Piosenkarkę żegnają koleżanki i koledzy po fachu. Dla wielu z nich była autorytetem i idolką, na jej muzyce wyrosło całe pokolenie młodych artystów country. I nie tylko.
- Straciliśmy jedną z wielkich, Lorettę Lynn. Kiedy po raz pierwszy zapytano mnie, co o niej myślę, odparłem wiele lat temu, że uważam ją za najlepszą piosenkarkę i twórczynię tekstów XX wieku. Nadal w to wierzę - powiedział Jack White na nagraniu, które opublikował na swoim profilu na Instagramie. Artysta współpracował i przyjaźnił się z Lynn, a w 2004 roku wyprodukował jej 41. album zatytułowany "Van Lear Rose".
- Loretta zwykła mawiać, że aby odnieść sukces w tym biznesie, trzeba być albo wybitnym, albo innym, albo pierwszym. Myślała, że jest po prostu inna i dlatego jej się udało. Ja myślę, że była wszystkimi trzema - stwierdził White.
Podkreślił jej zasługi dla feminizmu, praw kobiet i muzyki country. - Przełamała wiele barier dla ludzi, którzy przyszli po niej - powiedział były lider zespołu The White Stripes.
"Była inspiracją. Spoczywaj w pokoju, Loretto Lynn" - napisała na Twitterze Carole King.
"Świat stracił legendę. My straciliśmy siostrę. Kochamy Cię, Loretto" - napisała na Twitterze piosenkarka country Crystal Gayle.

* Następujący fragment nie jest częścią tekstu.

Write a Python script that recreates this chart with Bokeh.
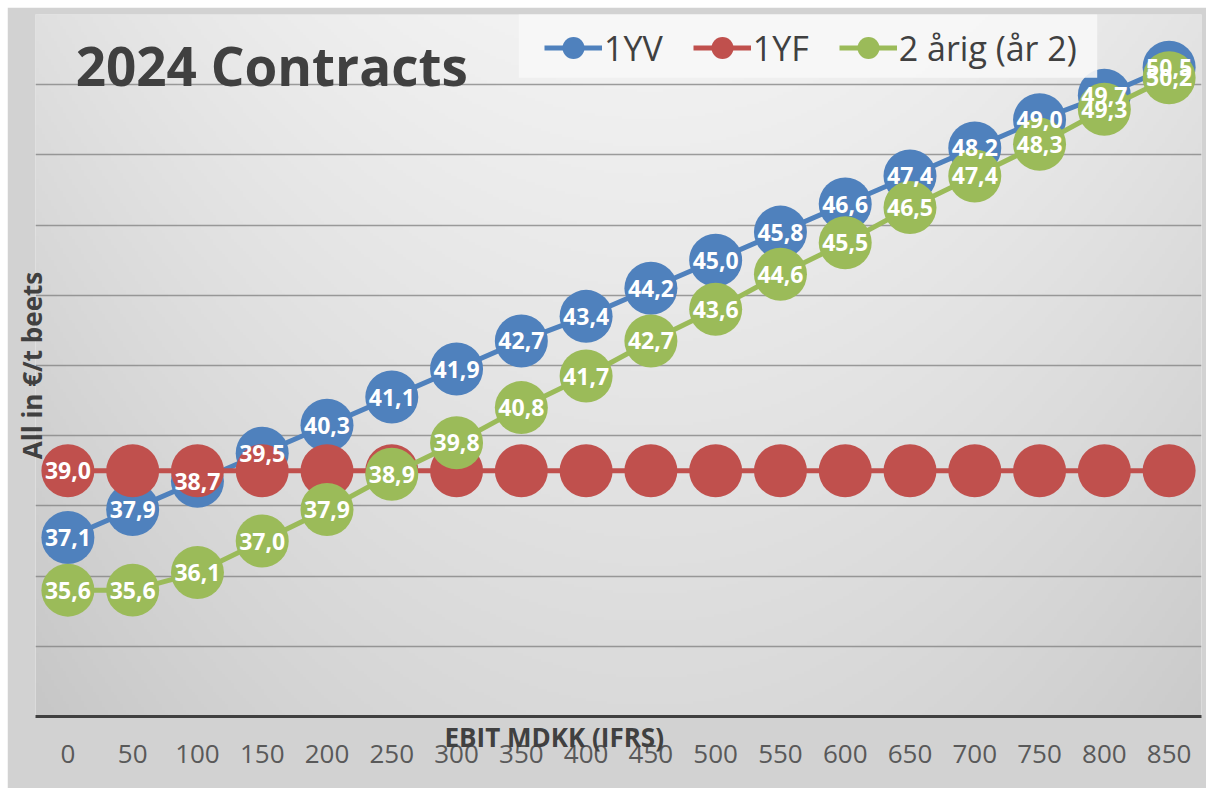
import numpy as np
from bokeh.plotting import figure
from bokeh.models import (Range1d, FixedTicker, Label, Legend, LegendItem, ColumnDataSource,
                          BoxAnnotation, Title, LinearAxis)
from bokeh.core.properties import value
from bokeh.embed import file_html
from bokeh.resources import INLINE

# ---- data ----
ebit = [0, 50, 100, 150, 200, 250, 300, 350, 400, 450, 500, 550, 600, 650, 700, 750, 800, 850]
yv_1 = [37.1, 37.9, 38.7, 39.5, 40.3, 41.1, 41.9, 42.7, 43.4, 44.2, 45.0, 45.8, 46.6, 47.4, 48.2, 49.0, 49.7, 50.5]
yf_1 = [39.0, 39.0, 39.0, 39.0, 39.0, 39.0, 39.0, 39.0, 39.0, 39.0, 39.0, 39.0, 39.0, 39.0, 39.0, 39.0, 39.0, 39.0]
aarig_2 = [35.6, 35.6, 36.1, 37.0, 37.9, 38.9, 39.8, 40.8, 41.7, 42.7, 43.6, 44.6, 45.5, 46.5, 47.4, 48.3, 49.3, 50.2]
series_names = ["1YV", "1YF", "2 årig (år 2)"]
grid_values = [34, 36, 38, 40, 42, 44, 46, 48, 50, 52]
yf_labelled = [0]  # only first 1YF point carries a data label

title_text = "2024 Contracts"
y_title = "All in €/t beets"
x_title = "EBIT MDKK (IFRS)"

colors = ["#4f81bd", "#c0504d", "#9bbb59"]

X0, X1, Y0, Y1 = -25, 875, 32, 52


def fmt(v):
    return f"{v:.1f}".replace(".", ",")


src = ColumnDataSource(dict(
    x=ebit,
    yv=yv_1, yf=yf_1, g=aarig_2,
    yv_lab=[fmt(v) for v in yv_1],
    yf_lab=[fmt(v) if i in yf_labelled else "" for i, v in enumerate(yf_1)],
    g_lab=[fmt(v) for v in aarig_2],
))

p = figure(width=1199, height=781, x_range=Range1d(X0, X1), y_range=Range1d(Y0, Y1),
           output_backend="svg", toolbar_location=None, margin=(7, 0, 0, 7),
           min_border_left=28, min_border_right=5, min_border_top=7, min_border_bottom=72)
p.background_fill_color = "#dddddd"
p.border_fill_color = "#d2d2d2"
p.outline_line_color = None

# soft background shading of the plot area (light top, darker edges / bottom)
rows, cols_n = 234, 388
fy = (np.arange(rows) + 0.5) / rows          # 0 bottom -> 1 top
fx = (np.arange(cols_n) + 0.5) / cols_n      # 0 left -> 1 right
page_y = 716 - fy * 702
page_x = 35 + fx * 1166
Yn = ((page_y - 7) / 782)[:, None]
Xn = (np.abs(page_x - 650) / 600)[None, :]
L = 243 - 28 * Yn - 18 * Xn ** 2
L = np.clip(L, 0, 255).astype(np.uint32)
img = (255 << 24) | (L << 16) | (L << 8) | L
p.image_rgba(image=[img.astype(np.uint32)], x=X0, y=Y0, dw=X1 - X0, dh=Y1 - Y0, level="image")

# main x axis: only the thick axis line
p.xaxis.ticker = FixedTicker(ticks=[])
p.xaxis.axis_line_width = 3
p.xaxis.axis_line_color = "#404040"
p.xaxis.major_tick_line_color = None
p.xaxis.minor_tick_line_color = None
p.xaxis.major_tick_out = 0
p.xaxis.minor_tick_out = 0
p.xaxis.major_label_text_font_size = "0px"

# x axis title, left-aligned at an offset, directly under the axis line
p.add_layout(Title(text=x_title, align="left", offset=409, standoff=0, text_font="Open Sans",
                   text_font_size="26px", text_font_style="bold", text_color="#404040"), "below")

# tick-label axis below the title, pulled up so the labels sit just under the title
tick_axis = LinearAxis(ticker=FixedTicker(ticks=ebit), axis_line_color=None,
                       major_tick_line_color=None, minor_tick_line_color=None,
                       major_tick_out=0, minor_tick_out=0, major_label_standoff=-10,
                       major_label_text_font="Open Sans", major_label_text_font_size="26px",
                       major_label_text_color="#595959")
p.add_layout(tick_axis, "below")

# y axis: only the title
p.yaxis.ticker = FixedTicker(ticks=[])
p.yaxis.axis_line_color = None
p.yaxis.major_tick_line_color = None
p.yaxis.minor_tick_line_color = None
p.yaxis.major_tick_out = 0
p.yaxis.minor_tick_out = 0
p.yaxis.major_label_text_font_size = "0px"
p.yaxis.axis_label = y_title
p.yaxis.axis_label_text_font = "Open Sans"
p.yaxis.axis_label_text_font_size = "26px"
p.yaxis.axis_label_text_font_style = "bold"
p.yaxis.axis_label_text_color = "#404040"
p.yaxis.axis_label_standoff = -14

p.xgrid.visible = False
p.ygrid.ticker = FixedTicker(ticks=grid_values)
p.ygrid.grid_line_color = "#7f7f7f"
p.ygrid.grid_line_width = 1.5
p.ygrid.grid_line_alpha = 0.75

cols = ["yv", "yf", "g"]
line_rs = []
for col, c in zip(cols, colors):
    lr = p.line("x", col, source=src, line_color=c, line_width=5)
    p.scatter("x", col, source=src, size=53, fill_color=c, line_color=None)
    line_rs.append(lr)

for col in cols:
    p.text("x", col, text=col + "_lab", source=src, text_font=value("Open Sans"),
           text_font_style="bold", text_font_size="23px", text_color="white",
           text_align="center", text_baseline="middle")

# legend background box
p.add_layout(BoxAnnotation(left=348, right=794.5, bottom=50.2, top=52.05,
                           fill_color="#f7f7f7", fill_alpha=0.9, line_color=None))

items = []
for name, c, col, lr in zip(series_names, colors, cols, line_rs):
    small = p.scatter("x", col, source=src, size=22, fill_color=c, line_color=None, visible=False)
    items.append(LegendItem(label=name, renderers=[lr, small]))
legend = Legend(items=items, orientation="horizontal", location=(509, 641),
                glyph_width=58, glyph_height=55, label_standoff=2, spacing=30, padding=2,
                label_text_font="Open Sans", label_text_font_size="34px",
                label_text_color="#404040", background_fill_alpha=0.0,
                border_line_color=None, inactive_fill_alpha=0.0)
p.add_layout(legend)

p.add_layout(Label(x=6.0, y=50.55, text=title_text, text_font="Open Sans", text_font_size="53px",
                   text_font_style="bold", text_color="#404040", text_align="left",
                   text_baseline="alphabetic"))

open("out.html", "w").write(file_html(p, INLINE))
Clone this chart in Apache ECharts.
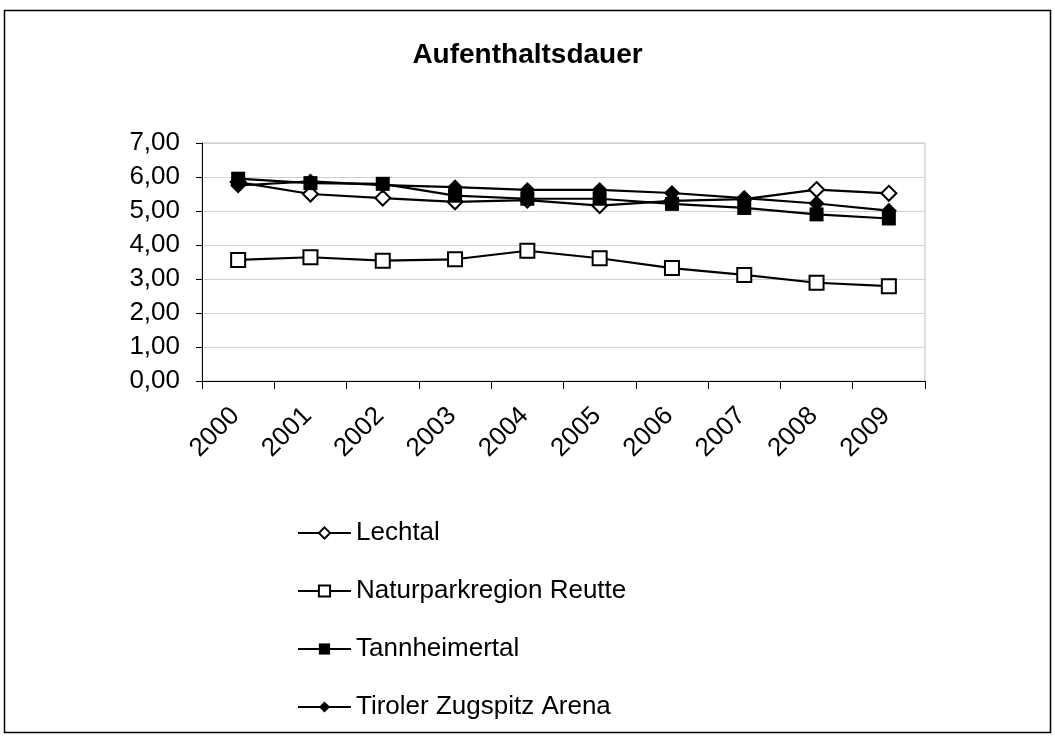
<!DOCTYPE html>
<html>
<head>
<meta charset="utf-8">
<script src="https://cdn.jsdelivr.net/npm/echarts@6/dist/echarts.min.js"></script>
<style>
html,body{margin:0;padding:0;background:#fff;}
#c{width:1055px;height:736px;}
</style>
</head>
<body>
<div id="c"></div>
<script>
const years = ['2000','2001','2002','2003','2004','2005','2006','2007','2008','2009'];
const lechtal = [5.85, 5.50, 5.38, 5.27, 5.32, 5.16, 5.30, 5.35, 5.63, 5.52];
const naturpark = [3.56, 3.64, 3.54, 3.58, 3.83, 3.61, 3.32, 3.12, 2.89, 2.79];
const tannheimertal = [5.95, 5.82, 5.80, 5.45, 5.36, 5.36, 5.21, 5.09, 4.90, 4.78];
const zugspitz = [5.75, 5.87, 5.76, 5.70, 5.62, 5.62, 5.53, 5.38, 5.22, 5.01];
const seriesNames = ['Lechtal','Naturparkregion Reutte','Tannheimertal','Tiroler Zugspitz Arena'];

const font = 'Liberation Sans, Arial, sans-serif';
function mk(name, data, symbol, filled, size){
  return {
    name: name, type: 'line', data: data,
    symbol: symbol, symbolSize: size,
    lineStyle: {color:'#000', width:2.2},
    itemStyle: {color: filled ? '#000' : '#fff', borderColor:'#000', borderWidth: filled ? 0 : 2},
    emphasis: {disabled:true},
    z: 3
  };
}
const chart = echarts.init(document.getElementById('c'), null, {renderer:'canvas'});
chart.setOption({
  animation:false,
  backgroundColor:'#fff',
  title:{text:'Aufenthaltsdauer', left:'center', top:36,
    textStyle:{fontFamily:font, fontSize:28, fontWeight:'bold', color:'#000'}},
  graphic:[{type:'rect', shape:{x:4.5, y:10.5, width:1046, height:722},
    style:{fill:null, stroke:'#000', lineWidth:1.5}, silent:true, z:-1}],
  grid:{left:202, top:143, right:130, bottom:355, show:true, borderColor:'#bfbfbf', borderWidth:1, backgroundColor:'#fff'},
  legend:{orient:'vertical', left:297, top:520, padding:0, itemWidth:53, itemHeight:14, itemGap:32,
    data:seriesNames,
    textStyle:{fontFamily:font, fontSize:26, color:'#000'}},
  xAxis:{type:'category', data:years, boundaryGap:true,
    axisLine:{lineStyle:{color:'#000', width:1}},
    axisTick:{show:true, length:8, lineStyle:{color:'#000'}},
    axisLabel:{rotate:45, fontFamily:font, fontSize:26, color:'#000', margin:28, padding:[0,4,0,0], interval:0}},
  yAxis:{type:'value', min:0, max:7, interval:1,
    axisLine:{show:true, lineStyle:{color:'#000', width:1}},
    axisTick:{show:true, length:6, lineStyle:{color:'#000'}},
    splitLine:{lineStyle:{color:'#d0d0d0', width:1}},
    axisLabel:{fontFamily:font, fontSize:26, color:'#000', margin:22,
      formatter: v => v.toFixed(2).replace('.', ',')}},
  series:[
    mk(seriesNames[0], lechtal, 'diamond', false, 15),
    mk(seriesNames[1], naturpark, 'rect', false, 14),
    mk(seriesNames[2], tannheimertal, 'rect', true, 14),
    mk(seriesNames[3], zugspitz, 'diamond', true, 16)
  ]
});
</script>
</body>
</html>
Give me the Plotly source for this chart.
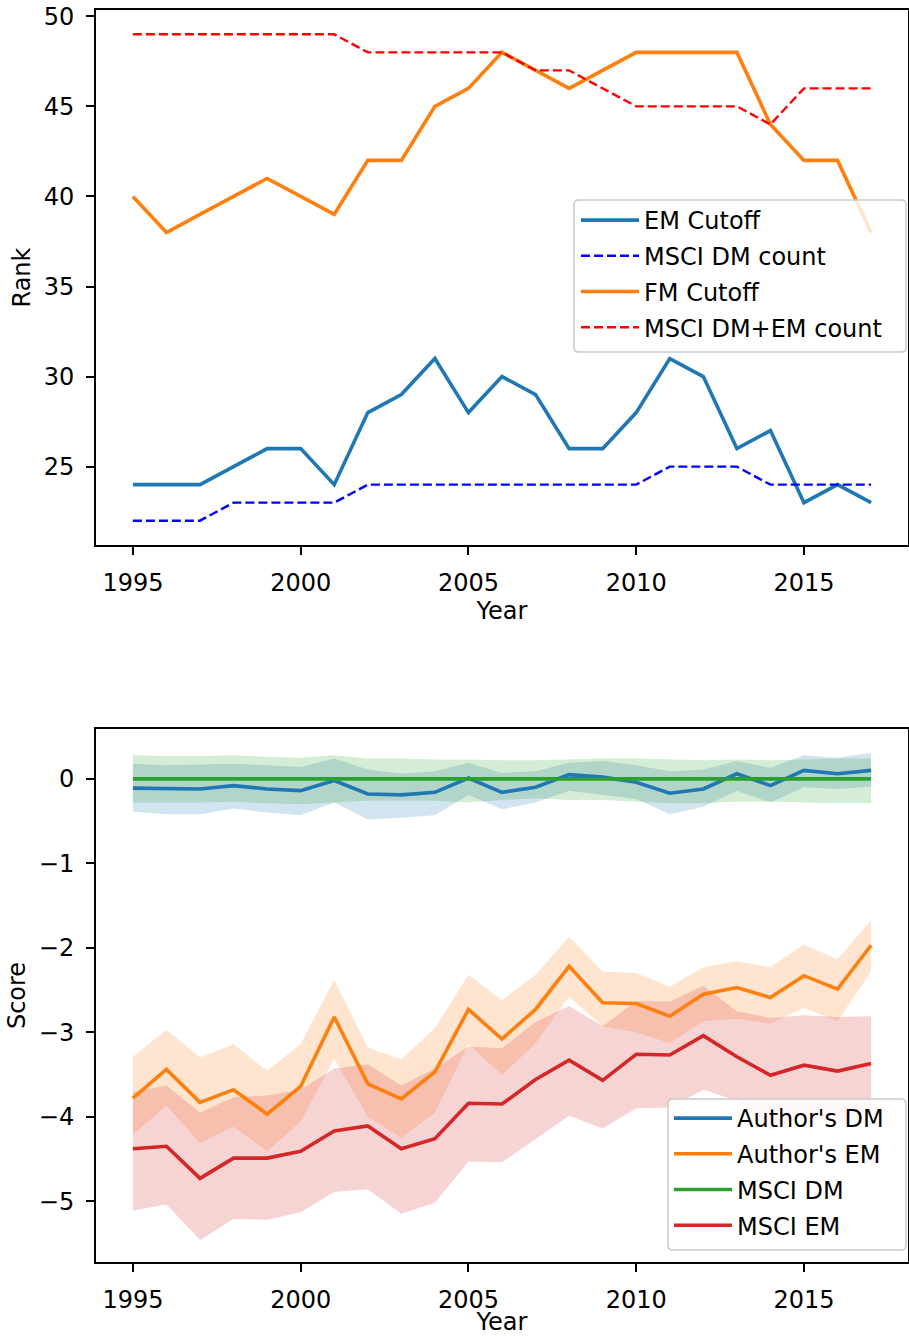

"Można śmiało powiedzieć, że nie robiłabym dziś muzyki country, gdyby nie Loretta Lynn. Pokazała mi, jak być muzykiem i mamą. Jej piosenki były tak prawdziwe jak długi jest dzień. Zawsze będę za nią tęsknić" - wyznała piosenkarka Margo Price.
"Życie Loretty Lynn było wyjątkowe, a jednak stworzyła z niego dzieła, które przemawiały do ludzi na całym świecie. W przemyśle muzycznym, który często opiera się na aspiracjach i fantazji, Loretta uparcie dzieliła się swoją zuchwałą i odważną prawdą" - napisał w oświadczeniu prezes Country Music Hall of Fame and Museum w Nashville, Kyle Young.
Kobieca twarz muzyki country
Urodzona w małej osadzie Butcher Hollow, w stanie Kentucky, Lynn rozpoczęła karierę piosenkarki na początku lat 60. Jej utwory kontrastowały ze stereotypowym wizerunkiem większości wykonawczyń muzyki country. Artystka nie wahała się śpiewać o trudnych warunkach życia w górniczych osadach zagubionych w górach Appalachach na wschodzie USA, a także często o sprawach związanych z seksem, niewiernymi małżonkami i kontrolą urodzeń. Lynn czasami przedstawiała te sprawy tak drastycznie, że niektóre stacje radiowe nie chciały nadawać jej utworów. Największe sukcesy odnosiła w latach 60. i 70.
Na jej biografii oparty jest autobiograficzny film z 1980 roku "Córka górnika" (Coal Miner's Daughter), który reżyserował Michael Apted a główną rolę zagrała Sissy Spacek. Jest to też tytuł jednego z największych przebojów Lynn. Inne znane jej hity to "You Ain't Women Enough", "The Pill", "Don't Come Home Drinkin'", "Rated X" i "You're Looking at Country".
Loretta Lynn była laureatką wielu nagród, w tym m. in. Country Music Association w 1972 roku, Academy of Country Music w 1975 roku i dwóch nagród Grammy.
- Śpiewałam to czego chciałam słuchać i czego chciały, jak wiem, słuchać inne kobiety. Nie pisałam dla mężczyzn, pisałam dla nas - kobiet. A okazało się że mężczyźni również to polubili - powiedziała Lynn w jednym z wywiadów w 2016 roku.